Of the five bills introduced in 1999, the Internet Freedom and Broadband Deployment Act of 1999 (H.R. 2420) appears to have the largest groundswell of support. About 160 House members are backing the measure, which was introduced in July 1999 and sponsored by Rep. W.J. "Billy" Tauzin, R-La., and Rep. John D. Dingell, D-Mich. Two-hundred eighteen members constitute a House majority.

The bill would roll back portions of Section 251 of the Telecom Act, which governs interconnection agreements and unbundling requirements, and give RBOCs in-region long-distance data relief. H.R. 2420 would also prohibit the FCC from requiring incumbents to provide unbundled access to network elements used in the provisioning of high-speed data and prevent the FCC and the states from regulating resale rates for high-speed data services.

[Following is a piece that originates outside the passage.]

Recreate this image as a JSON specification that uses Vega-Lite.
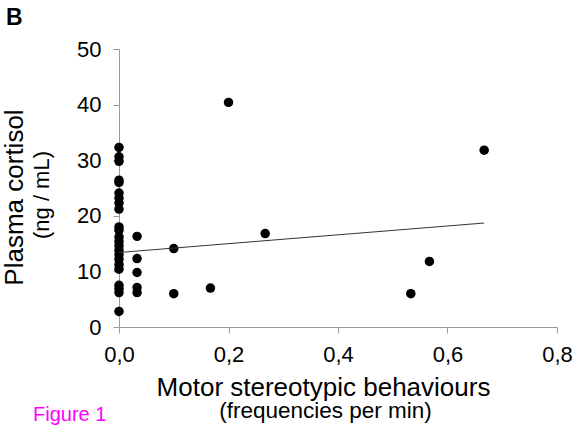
{
  "$schema": "https://vega.github.io/schema/vega-lite/v6.json",
  "padding": {"left": 0, "top": 7, "right": 0, "bottom": 0},
  "background": "white",
  "config": {
    "view": {"stroke": null},
    "font": "Liberation Sans",
    "axis": {"grid": false, "labelFlush": false, "domainColor": "#999999", "tickColor": "#999999", "labelColor": "#000000", "titleColor": "#000000", "labelFont": "Liberation Sans", "titleFont": "Liberation Sans", "titleFontWeight": "normal"}
  },
  "datasets": {
    "points": [
      {"freq": 0, "cortisol": 32.3},
      {"freq": 0, "cortisol": 30.6},
      {"freq": 0, "cortisol": 29.8},
      {"freq": 0, "cortisol": 26.4},
      {"freq": 0, "cortisol": 26.0},
      {"freq": 0, "cortisol": 24.1},
      {"freq": 0, "cortisol": 23.2},
      {"freq": 0, "cortisol": 22.3},
      {"freq": 0, "cortisol": 21.2},
      {"freq": 0, "cortisol": 18.0},
      {"freq": 0, "cortisol": 17.4},
      {"freq": 0, "cortisol": 16.2},
      {"freq": 0, "cortisol": 15.4},
      {"freq": 0, "cortisol": 14.6},
      {"freq": 0, "cortisol": 13.8},
      {"freq": 0, "cortisol": 13.0},
      {"freq": 0, "cortisol": 12.2},
      {"freq": 0, "cortisol": 11.2},
      {"freq": 0, "cortisol": 10.4},
      {"freq": 0, "cortisol": 7.5},
      {"freq": 0, "cortisol": 6.9},
      {"freq": 0, "cortisol": 6.2},
      {"freq": 0, "cortisol": 2.8},
      {"freq": 0.033, "cortisol": 16.3},
      {"freq": 0.033, "cortisol": 12.3},
      {"freq": 0.033, "cortisol": 9.8},
      {"freq": 0.033, "cortisol": 7.1},
      {"freq": 0.033, "cortisol": 6.2},
      {"freq": 0.1, "cortisol": 14.1},
      {"freq": 0.1, "cortisol": 6.0},
      {"freq": 0.167, "cortisol": 7.0},
      {"freq": 0.2, "cortisol": 40.4},
      {"freq": 0.267, "cortisol": 16.8},
      {"freq": 0.533, "cortisol": 6.0},
      {"freq": 0.567, "cortisol": 11.8},
      {"freq": 0.667, "cortisol": 31.8}
    ],
    "trend": [
      {"freq": 0, "cortisol": 13.4},
      {"freq": 0.667, "cortisol": 18.7}
    ]
  },
  "title": {
    "text": "Figure 1",
    "orient": "bottom",
    "anchor": "start",
    "frame": "group",
    "dx": -86,
    "offset": -1,
    "baseline": "alphabetic",
    "font": "Liberation Sans",
    "fontSize": 20,
    "fontWeight": "normal",
    "color": "#FF00FF"
  },
  "vconcat": [
    {
      "width": 438,
      "height": 278,
      "title": {
        "text": "B",
        "anchor": "start",
        "frame": "group",
        "dx": -113,
        "offset": -10,
        "baseline": "alphabetic",
        "font": "Liberation Sans",
        "fontSize": 23,
        "fontWeight": "bold",
        "color": "#000000"
      },
      "layer": [
        {
          "data": {"name": "points"},
          "mark": {"type": "circle", "size": 90, "color": "#000000", "opacity": 1},
          "encoding": {
            "x": {
              "field": "freq", "type": "quantitative",
              "scale": {"domain": [0, 0.8], "nice": false, "zero": true},
              "axis": {
                "orient": "bottom",
                "values": [0, 0.2, 0.4, 0.6, 0.8],
                "labelExpr": "replace(format(datum.value, '.1f'), '.', ',')",
                "labelFontSize": 22,
                "labelPadding": 11,
                "tickSize": 6,
                "title": "Motor stereotypic behaviours",
                "titleFontSize": 26,
                "titleX": 204,
                "titleY": 68,
                "titleAnchor": "middle",
                "titleAlign": "center",
                "titleBaseline": "alphabetic"
              }
            },
            "y": {
              "field": "cortisol", "type": "quantitative",
              "scale": {"domain": [0, 50], "nice": false},
              "axis": {
                "orient": "left",
                "values": [0, 10, 20, 30, 40, 50],
                "labelFontSize": 22,
                "labelPadding": 12,
                "tickSize": 6,
                "title": "Plasma cortisol",
                "titleFontSize": 26,
                "titleAngle": -90,
                "titleX": -97,
                "titleY": 148,
                "titleAlign": "center",
                "titleBaseline": "alphabetic"
              }
            }
          }
        },
        {
          "data": {"name": "trend"},
          "mark": {"type": "line", "color": "#333333", "strokeWidth": 1},
          "encoding": {
            "x": {
              "field": "freq", "type": "quantitative",
              "axis": {
                "orient": "bottom",
                "labels": false, "ticks": false, "domain": false,
                "title": "(frequencies per min)",
                "titleFontSize": 22.5,
                "titleX": 206,
                "titleY": 90,
                "titleAlign": "center",
                "titleBaseline": "alphabetic"
              }
            },
            "y": {
              "field": "cortisol", "type": "quantitative",
              "axis": {
                "orient": "left",
                "labels": false, "ticks": false, "domain": false,
                "title": "(ng / mL)",
                "titleFontSize": 22,
                "titleAngle": -90,
                "titleX": -71,
                "titleY": 145.5,
                "titleAlign": "center",
                "titleBaseline": "alphabetic"
              }
            }
          }
        }
      ],
      "resolve": {"axis": {"x": "independent", "y": "independent"}}
    }
  ]
}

Bell Atlantic and other RBOCs argue that the legislation would accelerate the rollout of broadband services to the disenfranchised; assure ISPs and CLECs more interconnection options, especially with regard to Internet backbones; and give consumers and businesses a greater choice of service providers.

The bill would put an end to the "secret peering arrangements" of major Internet backbone operators such as AT&T and MCI WorldCom/Sprint, which make it difficult for small ISPs in certain states to establish Internet access points, Young said. "We need stronger companies to preserve others’ options for interconnection."

But opponents are skeptical of the RBOCs’ arguments that frame the legislative intentions as altruistic. Paula Ford, senior counsel for the U.S. Senate Subcommittee on Communications, said that the Telecom Act has not been the cause of the slow rollout of DSL products by the RBOCs. Indeed, "we would argue that open competition is driving the deployment of broadband," she added.